Governor Quinn first proposed raising the minimum wage in his 2013 State of the State address and earlier this year met with President Barack Obama, Vice President Joe Biden and senior administration officials at the White House in Washington, D.C. to discuss raising the minimum wage. Today’s action is part of Governor Quinn’s agenda to build an economy that works for everyone.

“This November, Illinois voters will have the opportunity to send a clear signal to lawmakers that we must do the right thing for working families across Illinois,” Governor Quinn said. “This is about dignity and decency. Raising the minimum wage will support hardworking men and women across our state and boost local economic growth. As we work to raise the minimum wage in Illinois, this referendum will help us get the job done.”

House Bill 3814, sponsored by Illinois House Speaker Michael Madigan (D-Chicago) and State Senator Kimberly A. Lightford (D-Maywood), adds the question “Shall the minimum wage in Illinois for adults over the age of 18 be raised to $10 per hour by January 1, 2015?” to the November 4 ballot. The legislation was supported by human rights organizations, the Illinois Federation of Teachers, the Chicago Coalition for the Homeless, local chapters of the SEIU and the Sargent Shriver National Center on Poverty Law.

“This referendum will build a strong consensus to lift thousands of Illinois families out of poverty. Governor Quinn is playing an important role in this effort,” Speaker Madigan said.

“The minimum wage should be a living wage,” Senator Lightford said. “If you work full time, you shouldn’t have to rely on government support to put food on your family’s table or a roof over your head.”

The Illinois minimum wage is currently $8.25, less than half of the average U.S. hourly wage. A full-time minimum wage worker in Illinois makes approximately $17,000 annually, which is well below the Federal Poverty Threshold of $19,790 for a family of three. Six in 10 minimum wage employees are women, including many single parents. By increasing the Illinois minimum wage to $10 an hour, a half-million Illinois consumers will make an extra $4,800 a year and much of that extra income will typically be spent at local businesses on food, clothing and furniture, providing a strong boost to the local economy.

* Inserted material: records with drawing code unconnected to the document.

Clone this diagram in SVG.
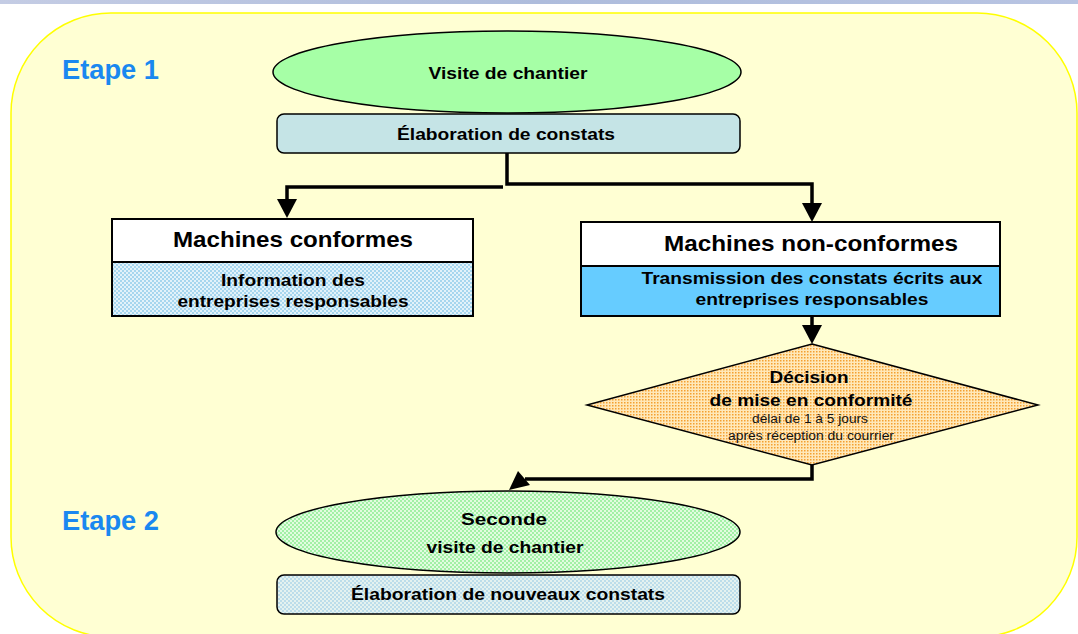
<svg xmlns="http://www.w3.org/2000/svg" width="1078" height="634" viewBox="0 0 1078 634">
<defs>
<style>
.t{font-family:"Liberation Sans",Arial,sans-serif;font-weight:bold;fill:#000;text-anchor:middle}
.s{font-family:"Liberation Sans",Arial,sans-serif;fill:#111;text-anchor:middle;font-size:12.5px}
.et{font-family:"Liberation Sans",Arial,sans-serif;font-weight:bold;fill:#1A88F0;font-size:27px}
.ln{fill:none;stroke:#000;stroke-width:3.5}
.ah{fill:#000}
.bx{stroke:#000;stroke-width:2}
</style>
<linearGradient id="band" x1="0" y1="0" x2="1" y2="0">
<stop offset="0" stop-color="#C4CCE4"/><stop offset="0.5" stop-color="#AEBCDC"/><stop offset="1" stop-color="#B8C4E2"/>
</linearGradient>
<pattern id="pBlue" width="4" height="4" patternUnits="userSpaceOnUse">
<rect width="4" height="4" fill="#E2F2FA"/>
<rect width="2" height="2" fill="#A6D6EE"/><rect x="2" y="2" width="2" height="2" fill="#A6D6EE"/>
</pattern>
<pattern id="pBlue2" width="4" height="4" patternUnits="userSpaceOnUse">
<rect width="4" height="4" fill="#E4F2F0"/>
<rect width="2" height="2" fill="#BCDDEA"/><rect x="2" y="2" width="2" height="2" fill="#BCDDEA"/>
</pattern>
<pattern id="pGreen" width="4" height="4" patternUnits="userSpaceOnUse">
<rect width="4" height="4" fill="#E2FCE0"/>
<rect width="2" height="2" fill="#A2F0A6"/><rect x="2" y="2" width="2" height="2" fill="#A2F0A6"/>
</pattern>
<pattern id="pOrange" width="3" height="3" patternUnits="userSpaceOnUse">
<rect width="3" height="3" fill="#FFE8B8"/>
<rect width="1.5" height="1.5" fill="#F4A030"/>
</pattern>
</defs>
<rect width="1078" height="634" fill="#FFFFFF"/>
<rect width="1078" height="4" fill="url(#band)"/>
<rect x="11" y="13" width="1066" height="624" rx="100" ry="100" fill="#FFFFD3" stroke="#FFFF00" stroke-width="1.5"/>

<text class="et" x="62" y="79" textLength="97" lengthAdjust="spacingAndGlyphs">Etape 1</text>
<text class="et" x="62" y="530" textLength="97" lengthAdjust="spacingAndGlyphs">Etape 2</text>

<g id="connectors">
<polyline class="ln" points="507,153 507,184 812,184 812,205"/>
<polygon class="ah" points="802,203 822,203 812,222"/>
<polyline class="ln" points="503,187 287,187 287,202"/>
<polygon class="ah" points="277,199 297,199 287,218"/>
<line class="ln" x1="812" y1="316" x2="812" y2="328"/>
<polygon class="ah" points="802,325 822,325 812,344"/>
<polyline class="ln" points="812,465 812,479 525,479"/>
<polygon class="ah" points="509,490 518,471 530,485"/>
</g>

<g id="visite">
<ellipse cx="507" cy="72" rx="234" ry="41" fill="#A6FFA6" stroke="#000" stroke-width="1.5"/>
<text class="t" x="508" y="79" font-size="17" textLength="159" lengthAdjust="spacingAndGlyphs">Visite de chantier</text>
</g>

<g id="elaboration">
<rect x="277" y="114" width="463" height="39" rx="7" fill="#C5E4E6" stroke="#000" stroke-width="1.5"/>
<text class="t" x="506" y="140" font-size="17" textLength="218" lengthAdjust="spacingAndGlyphs">Élaboration de constats</text>
</g>

<g id="conformes">
<rect class="bx" x="112" y="219" width="361" height="43" fill="#FFFFFF"/>
<rect class="bx" x="112" y="262" width="361" height="54" fill="url(#pBlue)"/>
<text class="t" x="293" y="247" font-size="22" textLength="240" lengthAdjust="spacingAndGlyphs">Machines conformes</text>
<text class="t" x="293" y="286" font-size="17" textLength="144" lengthAdjust="spacingAndGlyphs">Information des</text>
<text class="t" x="293" y="307" font-size="17" textLength="231" lengthAdjust="spacingAndGlyphs">entreprises responsables</text>
</g>

<g id="nonconformes">
<rect class="bx" x="581" y="222" width="419" height="44" fill="#FFFFFF"/>
<rect class="bx" x="581" y="266" width="419" height="50" fill="#66CCFF"/>
<text class="t" x="811" y="251" font-size="22" textLength="294" lengthAdjust="spacingAndGlyphs">Machines non-conformes</text>
<text class="t" x="812" y="284" font-size="17" textLength="341" lengthAdjust="spacingAndGlyphs">Transmission des constats écrits aux</text>
<text class="t" x="812" y="305" font-size="17" textLength="233" lengthAdjust="spacingAndGlyphs">entreprises responsables</text>
</g>

<g id="decision">
<polygon points="812,344 1038,405 812,465 587,405" fill="url(#pOrange)" stroke="#000" stroke-width="1.5"/>
<text class="t" x="809" y="383" font-size="17" textLength="79" lengthAdjust="spacingAndGlyphs">Décision</text>
<text class="t" x="811" y="406" font-size="17" textLength="203" lengthAdjust="spacingAndGlyphs">de mise en conformité</text>
<text class="s" x="810" y="423" textLength="116" lengthAdjust="spacingAndGlyphs">délai de 1 à 5 jours</text>
<text class="s" x="811" y="440" textLength="166" lengthAdjust="spacingAndGlyphs">après réception du courrier</text>
</g>

<g id="seconde">
<ellipse cx="508" cy="532" rx="232" ry="41" fill="url(#pGreen)" stroke="#000" stroke-width="1.5"/>
<text class="t" x="504" y="525" font-size="17" textLength="86" lengthAdjust="spacingAndGlyphs">Seconde</text>
<text class="t" x="505" y="553" font-size="17" textLength="157" lengthAdjust="spacingAndGlyphs">visite de chantier</text>
</g>

<g id="nouveaux">
<rect x="277" y="575" width="463" height="39" rx="7" fill="url(#pBlue2)" stroke="#000" stroke-width="1.5"/>
<text class="t" x="508" y="600" font-size="17" textLength="314" lengthAdjust="spacingAndGlyphs">Élaboration de nouveaux constats</text>
</g>
</svg>
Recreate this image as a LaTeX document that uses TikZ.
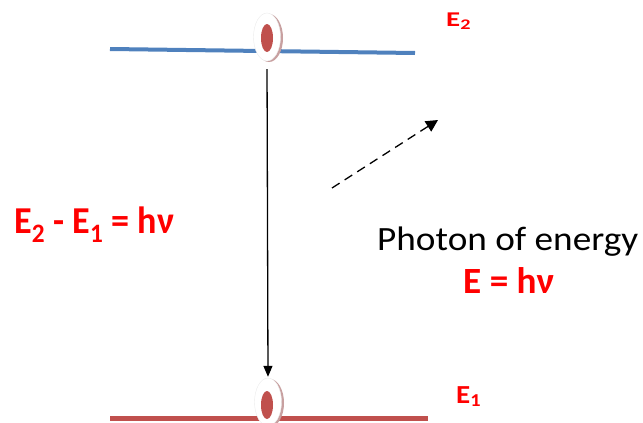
\documentclass[tikz,border=0pt]{standalone}
\usepackage{fontspec}
\usepackage{graphicx}
\setmainfont{Carlito}
\usetikzlibrary{shapes.geometric,arrows.meta}
\definecolor{lvlblue}{RGB}{79,129,189}
\definecolor{lvlred}{RGB}{192,80,77}
\definecolor{txtred}{RGB}{255,0,0}
\definecolor{elshadow}{RGB}{200,160,160}
\newcommand{\wfit}[2]{\resizebox{#1}{\height}{#2}}
\begin{document}
\begin{tikzpicture}[x=1pt,y=1pt,
  elshade/.style={ellipse, fill=elshadow, minimum width=28, minimum height=48, inner sep=0},
  elout/.style={ellipse, fill=white, draw=black!8, minimum width=27, minimum height=48, inner sep=0},
  elin/.style={ellipse, fill=lvlred, minimum width=12, minimum height=28, inner sep=0},
  lbl/.style={anchor=base west, inner sep=0, text=txtred, font=\bfseries}]
\useasboundingbox (0,0) rectangle (643,-423);
% energy levels
\draw[lvlblue, line width=4] (110,-49) coordinate (t1) -- (415,-53) coordinate (t2);
\draw[lvlred, line width=5] (110,-418) coordinate (b1) -- (428,-418) coordinate (b2);
% electrons
\node[elshade] (tsh) at (269,-38) {};
\node[elout] (tout) at (267,-37) {};
\node[elin] (tin) at (267,-38) {};
\node[elshade] (bsh) at (270,-403) {};
\node[elout] (bout) at (268,-402) {};
\node[elin] (bin) at (267,-405) {};
% transition arrow
\draw[line width=1.3, -{Triangle[length=11pt,width=9pt]}, shorten <=8pt, shorten >=1pt] (tout.south) -- (bout.north);
% photon
\coordinate (p1) at (332,-188);
\coordinate (p2) at (438,-120);
\draw[line width=1.3, dashed, dash pattern=on 9pt off 6pt, -{Triangle[length=12pt,width=12pt]}] (p1) -- (p2);
% labels
\node[lbl, font=\bfseries\fontsize{38}{44}\selectfont] (eq) at (14,-233.5) {\wfit{160pt}{E\textsubscript{2} - E\textsubscript{1} = hν}};
\node[anchor=base west, inner sep=0, font=\fontsize{34}{40}\selectfont] (ph) at (377,-250) {\wfit{261pt}{Photon of energy}};
\node[lbl, font=\bfseries\fontsize{37}{42}\selectfont] (ehv) at (463,-293) {\wfit{91pt}{E = hν}};
\node[lbl, font=\bfseries\fontsize{21}{25}\selectfont] (e2) at (446,-26) {\wfit{25pt}{E\textsubscript{2}}};
\node[lbl, font=\bfseries\fontsize{26}{30}\selectfont] (e1) at (456,-403) {\wfit{25pt}{E\textsubscript{1}}};
\end{tikzpicture}
\end{document}
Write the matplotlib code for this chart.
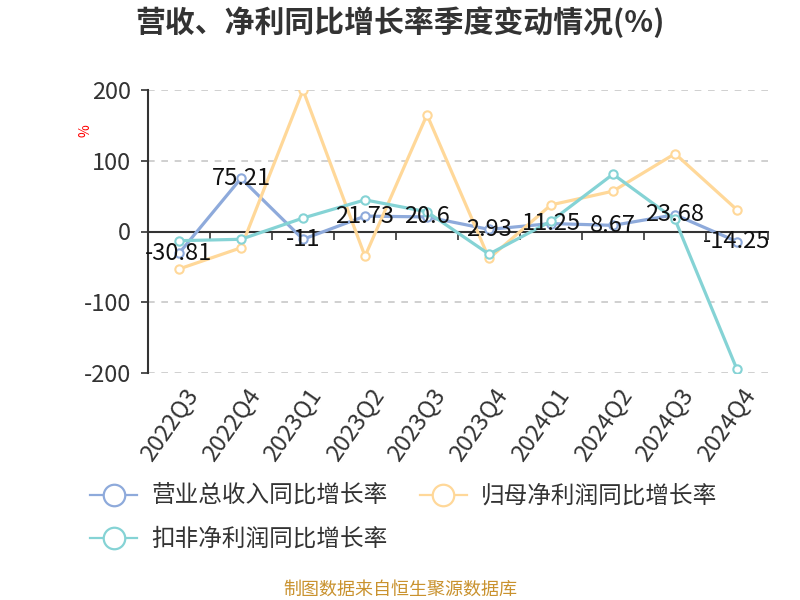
import matplotlib
matplotlib.use("Agg")
import matplotlib.pyplot as plt
from matplotlib.lines import Line2D

plt.rcParams['font.family'] = ['Noto Sans CJK SC', 'DejaVu Sans']
plt.rcParams['axes.unicode_minus'] = False

# data
quarters = ["2022Q3", "2022Q4", "2023Q1", "2023Q2", "2023Q3",
            "2023Q4", "2024Q1", "2024Q2", "2024Q3", "2024Q4"]
revenue_yoy = [-30.81, 75.21, -11, 21.73, 20.6, 2.93, 11.25, 8.67, 23.68, -14.25]
net_profit_yoy = [-53, -23, 200, -35, 165, -38, 37.6, 57, 110, 30.6]
deducted_profit_yoy = [-13, -11, 19, 44.7, 27.8, -32, 14.6, 81, 17, -195]
series_names = ["营业总收入同比增长率", "归母净利润同比增长率", "扣非净利润同比增长率"]
colors = ["#8eaadb", "#ffd899", "#85d3d5"]

fig = plt.figure(figsize=(8, 6), dpi=100)
ax = fig.add_axes([148 / 800, (600 - 373) / 600, 620 / 800, 283 / 600])

x = list(range(len(quarters)))
for vals, c in zip([revenue_yoy, net_profit_yoy, deducted_profit_yoy], colors):
    ax.plot(x, vals, color=c, lw=2.3, marker="o", markersize=6,
            markerfacecolor="white", markeredgecolor=c, markeredgewidth=1.5, zorder=3)

# value labels on revenue series
for xi, v in zip(x, revenue_yoy):
    ax.text(xi, v, f"{v:g}", ha="center", va="center", fontsize=17,
            color="#111111", zorder=5)

ax.set_xlim(-0.5, len(quarters) - 0.5)
ax.set_ylim(-200, 200)
ax.set_yticks([-200, -100, 0, 100, 200])
ax.tick_params(axis="y", labelsize=17, labelcolor="#333333", length=5, width=1.2,
               color="#333333", pad=7)
for yv in [-200, -100, 100, 200]:
    ax.axhline(yv, color="#c8c8c8", lw=1.2, ls=(0, (4, 4)), zorder=1)

# category axis at zero with ticks at band boundaries
for s in ["top", "right"]:
    ax.spines[s].set_visible(False)
ax.spines["left"].set_color("#333333")
ax.spines["left"].set_linewidth(1.5)
ax.spines["bottom"].set_position(("data", 0))
ax.spines["bottom"].set_color("#333333")
ax.spines["bottom"].set_linewidth(1.5)
ax.set_xticks([i - 0.5 for i in range(len(quarters) + 1)])
ax.set_xticklabels([])
ax.tick_params(axis="x", length=6, width=1.2, color="#333333", direction="out")

for xi, q in zip(x, quarters):
    ax.text(xi + 0.07, -0.04, q, transform=ax.get_xaxis_transform(), rotation=55,
            rotation_mode="anchor", ha="right", va="top", fontsize=17, color="#333333")

fig.text(86 / 800, 1 - 131 / 600, "%", color="red", rotation=90, fontsize=10,
         ha="center", va="center")

fig.text(0.5, 1 - 22 / 600, "营收、净利同比增长率季度变动情况(%)", ha="center", va="center",
         fontsize=21.5, fontweight="bold", color="#333333")

handles = [Line2D([0], [0], color=c, lw=1.6, marker="o", markersize=15.5,
                  markerfacecolor="white", markeredgecolor=c, markeredgewidth=1.6)
           for c in colors]
order = [0, 2, 1]
fig.legend([handles[i] for i in order], [series_names[i] for i in order],
           loc="upper left", bbox_to_anchor=(90 / 800, 1 - 485 / 600),
           ncol=2, frameon=False, fontsize=17, handlelength=2.0, handletextpad=0.6,
           columnspacing=1.35, labelspacing=0.85, borderpad=0, borderaxespad=0,
           labelcolor="#333333")

fig.text(0.5, 1 - 590 / 600, "制图数据来自恒生聚源数据库", ha="center", va="center",
         fontsize=13, color="#c9922e")

fig.savefig("out.png", dpi=100)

Studies conducted by the Federal Reserve Bank of Chicago show that an increase of $1 in the minimum wage generates approximately $3,000 in household spending per year, greatly improving purchasing power and strengthening our economy. Nearly two-thirds of small business owners support raising the federal minimum wage because they believe it will help the economy and in turn enable them to hire more workers, according to a recent survey conducted by the Small Business Majority.

Leaders from large companies such as Costco, Starbucks, The Gap Inc. and Stride Rite also have supported increasing the minimum wage as a way to reduce employee turnover and improve workers’ productivity. The Gap Inc. recently acted to raise its own minimum wage to $10 for all U.S. employees. The move is expected to impact 65,000 American workers and more than 4,000 employees in Illinois.